OBJECTIVE:
Locate the string "chart" in the listing below. Copy every line where it is found.

GIVEN DATA:
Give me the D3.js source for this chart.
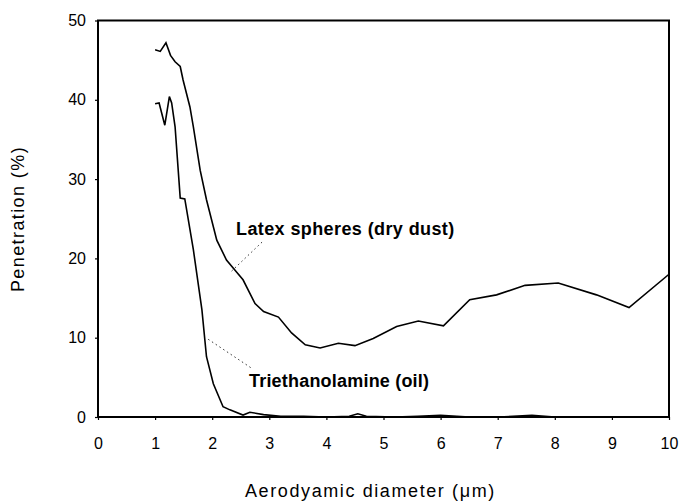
<!DOCTYPE html>
<html>
<head>
<meta charset="utf-8">
<script src="https://cdn.jsdelivr.net/npm/d3@7"></script>
<style>
  body { margin: 0; background: #fff; }
  text { font-family: "Liberation Sans", Arial, sans-serif; fill: #000; }
</style>
</head>
<body>
<div id="chart"></div>
<script>
// penetration vs aerodynamic diameter, two test aerosols
var latexX = [1.0, 1.09, 1.19, 1.27, 1.35, 1.44, 1.49, 1.61, 1.67, 1.79, 1.90, 2.08, 2.25, 2.4, 2.54, 2.75, 2.9, 3.16, 3.39, 3.63, 3.89, 4.21, 4.5, 4.82, 5.23, 5.61, 6.05, 6.51, 6.98, 7.48, 8.06, 8.73, 9.3, 10.0];
var latexY = [46.3, 46.1, 47.2, 45.6, 44.8, 44.2, 42.5, 39.1, 36.6, 31.1, 27.4, 22.3, 19.8, 18.5, 17.3, 14.3, 13.3, 12.6, 10.6, 9.1, 8.7, 9.3, 9.0, 9.9, 11.4, 12.1, 11.5, 14.8, 15.4, 16.6, 16.9, 15.4, 13.8, 18.0];

var oilX = [1.0, 1.07, 1.17, 1.25, 1.29, 1.35, 1.44, 1.52, 1.67, 1.82, 1.90, 2.02, 2.19, 2.31, 2.54, 2.66, 2.9, 3.2, 3.6, 4.0, 4.4, 4.55, 4.7, 5.2, 5.6, 6.0, 6.5, 7.0, 7.6, 8.0, 9.0, 10.0];
var oilY = [39.5, 39.6, 36.8, 40.4, 39.6, 36.6, 27.6, 27.5, 21.1, 13.5, 7.6, 4.2, 1.3, 0.9, 0.25, 0.6, 0.3, 0.1, 0.1, 0.0, 0.1, 0.4, 0.1, 0.0, 0.1, 0.2, 0.0, 0.0, 0.2, 0.0, 0.0, 0.0];

var xTicks = [0, 1, 2, 3, 4, 5, 6, 7, 8, 9, 10];
var yTicks = [0, 10, 20, 30, 40, 50];

var width = 679;
var height = 501;
var margin = {left: 98, right: 10, top: 20.5, bottom: 84};

var svg = d3.select('#chart').append('svg')
      .attr('width', width)
      .attr('height', height)

var xScale = d3.scaleLinear()
      .domain([0, 10])
      .range([margin.left, width - margin.right])

var yScale = d3.scaleLinear()
      .domain([0, 50])
      .range([height - margin.bottom, margin.top])

// axes, short outward ticks
var xAxis = d3.axisBottom(xScale)
      .tickValues(xTicks)
      .tickSize(3)
      .tickPadding(18)
      .tickFormat(d3.format('d'))

var yAxis = d3.axisLeft(yScale)
      .tickValues(yTicks)
      .tickSize(3)
      .tickPadding(9)

var gx = svg.append('g')
      .attr('transform', 'translate(0,' + yScale(0) + ')')
      .call(xAxis)
var gy = svg.append('g')
      .attr('transform', 'translate(' + xScale(0) + ',0)')
      .call(yAxis)

svg.selectAll('.domain').remove();
svg.selectAll('.tick line').attr('stroke', '#000').attr('stroke-width', 1.2);
svg.selectAll('.tick text')
      .style('font-size', '16px')
      .style('font-family', '"Liberation Sans", Arial, sans-serif')
      .attr('fill', '#000');

// frame round the plot
svg.append('rect')
      .attr('x', xScale(0))
      .attr('y', yScale(50))
      .attr('width', xScale(10) - xScale(0))
      .attr('height', yScale(0) - yScale(50))
      .attr('fill', 'none')
      .attr('stroke', '#000')
      .attr('stroke-width', 2)

var line = d3.line()
      .x(d => xScale(d[0]))
      .y(d => yScale(d[1]))

svg.append('path')
      .datum(d3.zip(latexX, latexY))
      .attr('d', line)
      .attr('fill', 'none')
      .attr('stroke', '#000')
      .attr('stroke-width', 1.6)

svg.append('path')
      .datum(d3.zip(oilX, oilY))
      .attr('d', line)
      .attr('fill', 'none')
      .attr('stroke', '#000')
      .attr('stroke-width', 1.6)

// labels with dotted leader lines
svg.append('line')
      .attr('x1', xScale(2.34)).attr('y1', yScale(18.4))
      .attr('x2', xScale(2.88)).attr('y2', yScale(22.1))
      .attr('stroke', '#000').attr('stroke-width', 0.8)
      .attr('stroke-dasharray', '1.5,3')

svg.append('line')
      .attr('x1', xScale(1.93)).attr('y1', yScale(9.8))
      .attr('x2', xScale(2.68)).attr('y2', yScale(6.2))
      .attr('stroke', '#000').attr('stroke-width', 0.8)
      .attr('stroke-dasharray', '1.5,3')

svg.append('text')
      .attr('x', 236)
      .attr('y', 235)
      .style('font-size', '18px')
      .style('font-weight', 'bold')
      .style('letter-spacing', '0.4px')
      .text('Latex spheres (dry dust)')

svg.append('text')
      .attr('x', 249)
      .attr('y', 387)
      .style('font-size', '18px')
      .style('font-weight', 'bold')
      .style('letter-spacing', '0.2px')
      .text('Triethanolamine (oil)')

svg.append('text')
      .attr('x', 245)
      .attr('y', 497)
      .style('font-size', '18px')
      .style('letter-spacing', '1.6px')
      .text('Aerodyamic diameter (\u03bcm)')

svg.append('text')
      .attr('transform', 'rotate(-90)')
      .attr('x', -219)
      .attr('y', 24)
      .style('text-anchor', 'middle')
      .style('font-size', '18px')
      .style('letter-spacing', '1.4px')
      .text('Penetration (%)')
</script>
</body>
</html>
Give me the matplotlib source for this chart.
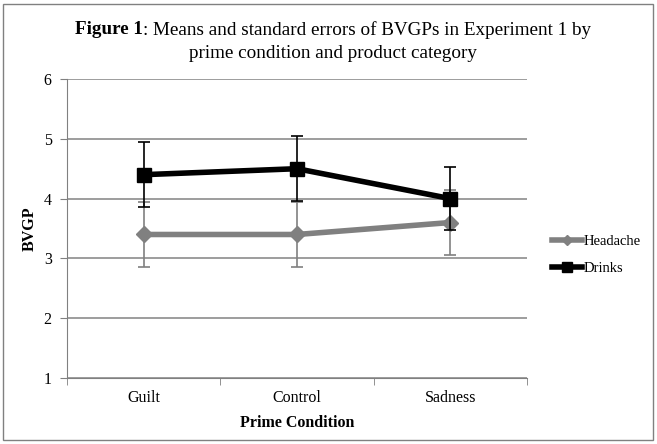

THE SOLUTION:
Give me the D3.js source for this chart.
<div id="chart"></div>
var svg = d3.select('#chart').append('svg')
Give me the matplotlib source for this chart.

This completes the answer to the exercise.